Circumferentially Smeared Computed Effects of Rim Seal Clearance on Wheelspace Thermal Distributions

Abstract

An advanced finite volume computer code, recently bench-marked against rotor—stator cavity measurements (Ko and Rhode, 1992), was used to obtain an enhanced partial understanding of hot gas ingress heating of a generic turbine wheelspace cavity. This problem is extremely complicated, with a three-dimensional, probably circumferentially periodic ingress/egress flow through the rim seal due to mainstream pressure asymmetries resulting from the presence of blades, etc. The present study does not assume that the complete problem can be modeled as steady and two-dimensional axisymmetric. Rather, the objective of this study is to obtain a partial understanding of the complete problem from investigating the circumferentially smeared, steady, two-dimensional axisymmetric sub-problem.

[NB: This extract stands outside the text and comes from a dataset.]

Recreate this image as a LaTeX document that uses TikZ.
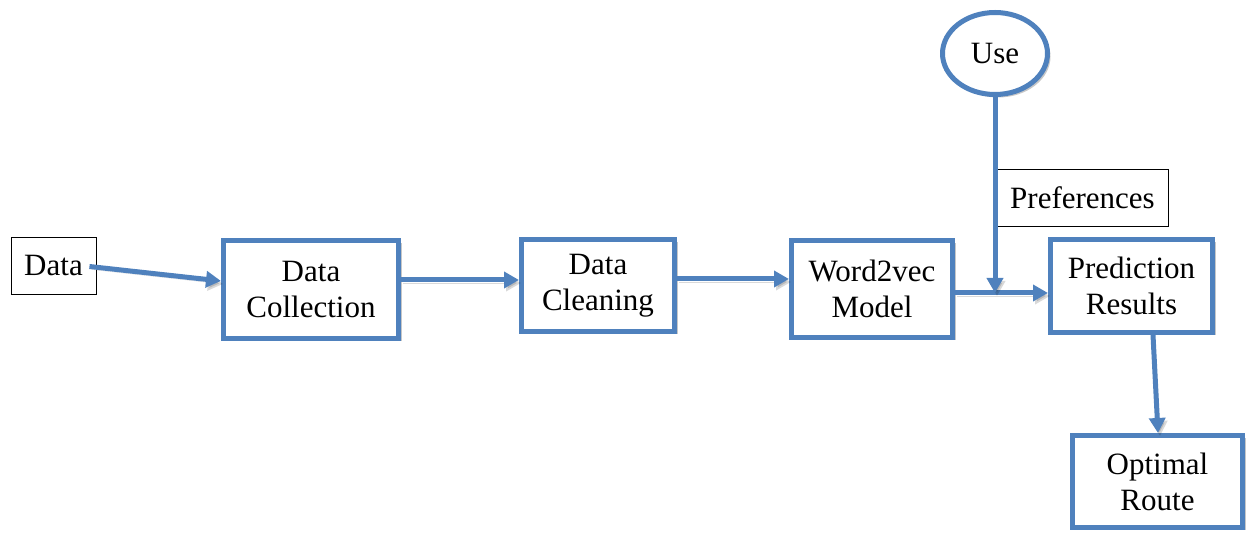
\documentclass[tikz,border=0pt]{standalone}
\usepackage{fontspec}
\setmainfont{Liberation Serif}
\usetikzlibrary{arrows.meta,shapes.geometric,shadows}
\definecolor{flowblue}{HTML}{4F81BD}
\begin{document}
\begin{tikzpicture}[x=1pt,y=1pt,
  every node/.style={font=\fontsize{31}{36}\selectfont, align=center, inner sep=0pt},
  bluebox/.style={draw=flowblue, line width=5pt, fill=white, rectangle,
    drop shadow={shadow xshift=3pt, shadow yshift=-3pt, opacity=0.22, fill=black}},
  plainbox/.style={draw=black, line width=0.9pt, rectangle, fill=white},
  arr/.style={draw=flowblue, line width=5pt, -{Triangle[length=15pt,width=16pt]},
    preaction={draw=black, opacity=0.15, transform canvas={shift={(2pt,-3pt)}}}},
  link/.style={draw=flowblue, line width=5pt,
    preaction={draw=black, opacity=0.15, transform canvas={shift={(2pt,-3pt)}}}}
]
\useasboundingbox (0,0) rectangle (1248,535);

% input and processing stages
\node[plainbox, minimum width=85, minimum height=57] (data) at (53.5,269.5) {Data};
\node[bluebox, minimum width=175, minimum height=98] (collect) at (311,245.5) {Data\\Collection};
\node[bluebox, minimum width=153, minimum height=92] (clean) at (598,249.5) {Data\\Cleaning};
\node[bluebox, minimum width=161, minimum height=97] (w2v) at (872,246) {Word2vec\\Model};
\node[bluebox, minimum width=162, minimum height=93] (pred) at (1131.5,249) {Prediction\\Results};
\node[bluebox, minimum width=170, minimum height=92] (route) at (1157.5,53.5) {Optimal\\Route};

% user preferences feeding the prediction
\node[bluebox, ellipse, minimum width=105, minimum height=82] (use) at (995,481.5) {Use};
\node[plainbox, minimum width=171, minimum height=57] (pref) at (1082.5,337.5) {Preferences};

% junction where the preferences join the model output
\coordinate (join) at (995,242);

% connectors
\draw[arr] ([xshift=-7pt,yshift=-1pt]data.east) -- ([yshift=8.5pt]collect.west);
\draw[arr] ([yshift=9.5pt]collect.east) -- ([yshift=5.5pt]clean.west);
\draw[arr] ([yshift=6.5pt]clean.east) -- ([yshift=10pt]w2v.west);
\draw[arr] ([yshift=-4pt]w2v.east) -- ([yshift=-7pt]pred.west);
\draw[arr] (use.south) -- (join);
\draw[arr] ([xshift=21.5pt]pred.south) -- ([xshift=0.5pt]route.north);
\end{tikzpicture}
\end{document}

It was found that, contrary to the case of the nominal rim seal axial clearance, for a clearance of one-fourth of the nominal value, the temperature of the “hot spot” on the rotor is sharply reduced with increasing purge-coolant flow because the rim seal gap recirculation zone does not form. Also, it was found that smaller rim seal axial clearances give less rotational drag as well as less heat transport from the mainstream into the wheelspace.